When all the data was produced and anaylsed, options 3A and 3B began to appear as emerging route options, as they have the least amount of 'very high sensitivity' classifications. Option 3 traverses Drumree, Kiltale, Kilmessan, Bective, Robinstown, Dunderry, Irishtown, Bohermeen, crossing the N3 near Finnegan's Crossroads and splitting into two options 3A and 3B in the townlands of Red Island and Clongill.

Option 3A runs past Carlanstown and Togherstown, and 3B close to Nobber. The two line options join together in the townland of Altmush and run past Kilmainhamwood towards the proposed sub-station study area.

EirGrid said that it was always its intention to publish these reports as part of the public consultation process, but to do so during the initial process would have been detrimental to it, as it may have led to an uneven level of submissions from the relevant routes.

The reports are now being released as part of an ongoing consultation, on which there is no deadline, the company added, as it awaits the outcome of Communications Minister Eamonn Ryan's independent report into undergrounding versus overgrounding of lines.

NEPP is also drawing remarks made on the radio on Monday by EirGrid project manager, Aidan Corcoran, to the attention of the chairman of the Oireachtas Joint Committee on Communications, which is due to discuss the impending report. NEPP believes that Mr Corcoran wouldn't commit to taking on board the recommendations of the report. NEPP believes that EirGrid is determined to apply to An Bord Pleanala for an overground project, despite the independent report.

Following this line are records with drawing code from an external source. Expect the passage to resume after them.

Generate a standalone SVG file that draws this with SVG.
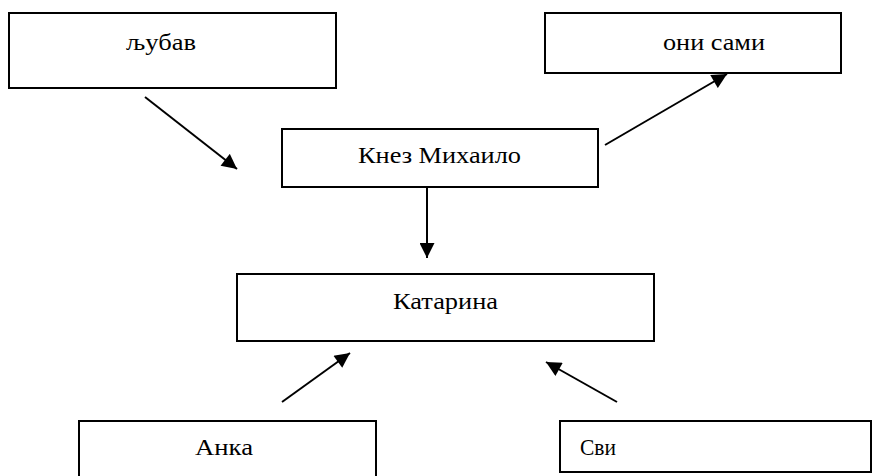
<svg xmlns="http://www.w3.org/2000/svg" width="873" height="476" viewBox="0 0 873 476">
<style>
.box{fill:#fff;stroke:#000;stroke-width:2}
.t{font-family:'Liberation Serif','DejaVu Serif',serif;font-size:23px;fill:#000}
.c{stroke:#000;stroke-width:2;fill:none;marker-end:url(#ah)}
</style>
<defs>
<marker id="ah" viewBox="0 0 10 10" refX="10" refY="5" markerWidth="8.5" markerHeight="7.5" markerUnits="strokeWidth" orient="auto">
<path d="M0,0 L10,5 L0,10 z" fill="#000"/>
</marker>
</defs>
<rect width="873" height="476" fill="#fff"/>
<g id="ljubav"><rect class="box" x="9" y="13" width="327" height="75"/><text class="t" x="126" y="50" textLength="70" lengthAdjust="spacingAndGlyphs">љубав</text></g>
<g id="oni-sami"><rect class="box" x="545" y="13" width="296" height="60"/><text class="t" x="663" y="50" textLength="102" lengthAdjust="spacingAndGlyphs">они сами</text></g>
<g id="knez"><rect class="box" x="282" y="129" width="316" height="58"/><text class="t" x="358" y="163" textLength="163" lengthAdjust="spacingAndGlyphs">Кнез Михаило</text></g>
<g id="katarina"><rect class="box" x="237" y="274" width="417" height="67"/><text class="t" x="393" y="309" textLength="105" lengthAdjust="spacingAndGlyphs">Катарина</text></g>
<g id="anka"><rect class="box" x="79" y="421" width="297" height="60"/><text class="t" x="195" y="455" textLength="58" lengthAdjust="spacingAndGlyphs">Анка</text></g>
<g id="svi"><rect class="box" x="560" y="421" width="311" height="51"/><text class="t" x="580" y="455" textLength="36" lengthAdjust="spacingAndGlyphs">Сви</text></g>
<g id="connectors">
<line class="c" x1="145" y1="97" x2="237" y2="169"/>
<line class="c" x1="605" y1="145" x2="727" y2="74"/>
<line class="c" x1="427" y1="187" x2="427" y2="258"/>
<line class="c" x1="282" y1="402" x2="350" y2="353"/>
<line class="c" x1="617" y1="402" x2="546" y2="362"/>
</g>
</svg>
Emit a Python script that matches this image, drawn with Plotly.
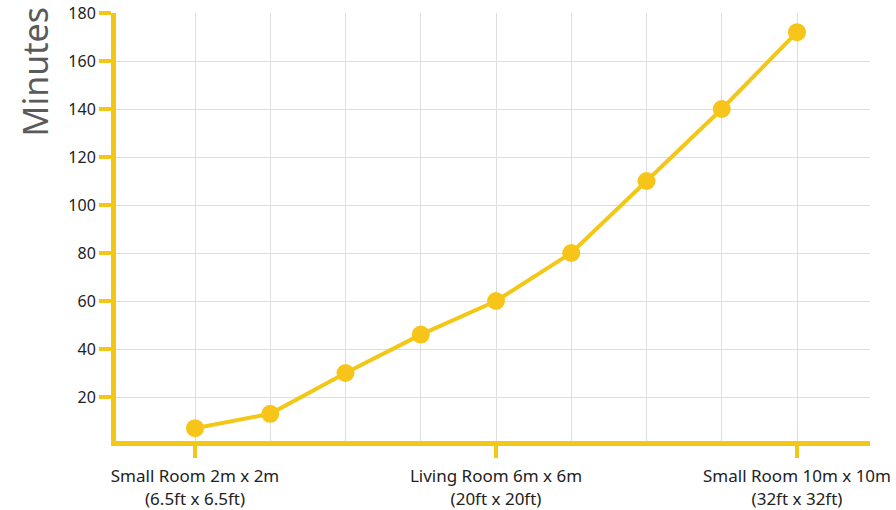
import plotly.graph_objects as go

x_index = [0, 1, 2, 3, 4, 5, 6, 7, 8]
minutes = [7, 13, 30, 46, 60, 80, 110, 140, 172]
x_tick_positions = [0, 4, 8]
x_tick_labels = [
    "Small Room 2m x 2m<br>(6.5ft x 6.5ft)",
    "Living Room 6m x 6m<br>(20ft x 20ft)",
    "Small Room 10m x 10m<br>(32ft x 32ft)",
]
x_minor_grid = [1, 2, 3, 5, 6, 7, 9]
y_ticks = [20, 40, 60, 80, 100, 120, 140, 160, 180]

YELLOW = "#F2C716"
MARKER = "#F7C51A"
FONT = "Noto Sans, sans-serif"

fig = go.Figure(
    go.Scatter(
        x=x_index, y=minutes, mode="lines+markers",
        line=dict(color=YELLOW, width=4),
        marker=dict(color=MARKER, size=18),
        cliponaxis=False,
    )
)

fig.update_layout(
    width=896, height=510,
    margin=dict(l=116, r=26, t=13, b=69),
    paper_bgcolor="white", plot_bgcolor="white",
    showlegend=False,
    font=dict(family=FONT, color="#222222", size=15),
)

fig.update_xaxes(
    range=[-1.05, 8.97], automargin=False,
    tickmode="array", tickvals=x_tick_positions, ticktext=x_tick_labels,
    showgrid=True, gridcolor="#dddddd", gridwidth=1,
    minor=dict(tickmode="array", tickvals=x_minor_grid, showgrid=True,
               gridcolor="#dddddd", gridwidth=1, ticks=""),
    showline=True, linecolor=YELLOW, linewidth=5,
    ticks="outside", ticklen=12, tickwidth=4, tickcolor=YELLOW,
    ticklabelstandoff=4, ticklabeloverflow="allow",
    tickfont=dict(size=17, color="#222222"),
    zeroline=False,
)

fig.update_yaxes(
    range=[1.67, 180], automargin=False,
    tickmode="array", tickvals=y_ticks,
    showgrid=True, gridcolor="#dddddd", gridwidth=1,
    showline=True, linecolor=YELLOW, linewidth=5,
    ticks="outside", ticklen=12, tickwidth=4, tickcolor=YELLOW,
    ticklabeloverflow="allow",
    tickfont=dict(size=16, color="#222222"),
    zeroline=False,
)

fig.add_annotation(
    text="Minutes", xref="paper", yref="paper",
    x=-0.107, y=0.862, xanchor="center", yanchor="middle",
    showarrow=False, textangle=-90,
    font=dict(size=34, color="#5a5a5a", family=FONT),
)

fig.write_html(
    "out.html",
    config={"displayModeBar": False},
    post_script="document.body.style.margin='0';",
)
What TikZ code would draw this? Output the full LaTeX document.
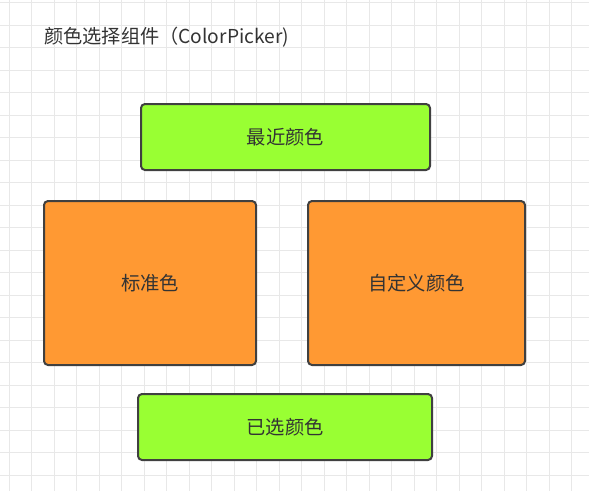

Yesterday (Tuesday) EirGrid said it could not comment on the High Court case as it was still going through the courts and that it awaited Minister Ryan's report on overgrounding/undergrounding before any decision would be made.

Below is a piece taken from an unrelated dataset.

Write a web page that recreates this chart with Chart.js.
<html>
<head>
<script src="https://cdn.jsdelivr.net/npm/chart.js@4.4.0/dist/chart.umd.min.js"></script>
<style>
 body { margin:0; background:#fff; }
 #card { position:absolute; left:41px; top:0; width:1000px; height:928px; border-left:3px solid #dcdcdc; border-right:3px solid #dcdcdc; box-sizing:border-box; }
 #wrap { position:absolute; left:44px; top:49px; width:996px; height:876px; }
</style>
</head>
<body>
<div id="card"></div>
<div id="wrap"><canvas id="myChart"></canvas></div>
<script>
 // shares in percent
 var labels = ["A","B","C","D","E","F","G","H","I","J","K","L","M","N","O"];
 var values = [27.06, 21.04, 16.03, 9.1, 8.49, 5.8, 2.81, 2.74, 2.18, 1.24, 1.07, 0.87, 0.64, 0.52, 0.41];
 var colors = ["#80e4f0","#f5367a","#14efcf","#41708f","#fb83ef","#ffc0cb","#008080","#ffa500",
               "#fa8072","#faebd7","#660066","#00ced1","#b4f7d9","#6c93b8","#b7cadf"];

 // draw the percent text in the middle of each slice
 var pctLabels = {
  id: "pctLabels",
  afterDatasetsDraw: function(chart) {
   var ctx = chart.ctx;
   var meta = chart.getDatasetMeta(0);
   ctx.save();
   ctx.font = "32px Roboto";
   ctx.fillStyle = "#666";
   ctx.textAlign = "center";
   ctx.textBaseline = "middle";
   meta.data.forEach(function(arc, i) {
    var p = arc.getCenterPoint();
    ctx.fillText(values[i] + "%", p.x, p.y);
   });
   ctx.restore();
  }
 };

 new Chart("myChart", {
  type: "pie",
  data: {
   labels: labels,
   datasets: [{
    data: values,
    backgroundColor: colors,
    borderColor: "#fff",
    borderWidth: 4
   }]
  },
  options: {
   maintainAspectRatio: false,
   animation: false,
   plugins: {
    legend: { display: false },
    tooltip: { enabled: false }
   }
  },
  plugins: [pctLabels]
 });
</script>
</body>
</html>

Reacting to the publication of the report, Meath East TD Thomas Byrne said one had to wonder what EirGrid's public consultation was all about. “It was rumoured very early on that Route 3B was the preferred route and now we see confirmation of this,” Deputy Byrne said.

“The resolve of the communities of Castletown, Gibbstown, Kilberry, Nobber, Kilmainhamwood and Meath Hill will only be stronger in opposition to the overgrounding of these lines. This battle is far from over; in fact it is at a very early stage,” he added.

In a statement issued yesterday (Tuesday), IFA president Padraig Walshe said: “The association supports farm families in the north-east in their insistence that the proposed 400kV power line is put underground. This position has being conveyed to both EirGrid and the Minister for Communications, Energy and Natural Resources.”

Speaking after a specially convened meeting of elected officers from Cavan, Meath and Monaghan in Kells last night, the IFA North Leinster vice-president Joe Brady said the meeting was unanimous in its call for the power line to be placed underground and this demand simply cannot be ignored.

“During the meeting, farmers expressed concerns regarding health, intrusion on property and the negative visual impact and consequential damage which the pylons associated with this project may have. Each of the issues raised are genuine and are highlighted out of concern for local farm families and the wider community,” he said.

Mr Brady expressed concern at the publication of reports by EirGrid, which outline the advantages of overhead lines, in what he claimed was an attempt to pre-empt the independent report due from Government, and without any reference to the advantages of carrying the cable out of sight underground similar to the Bord Gais pipeline.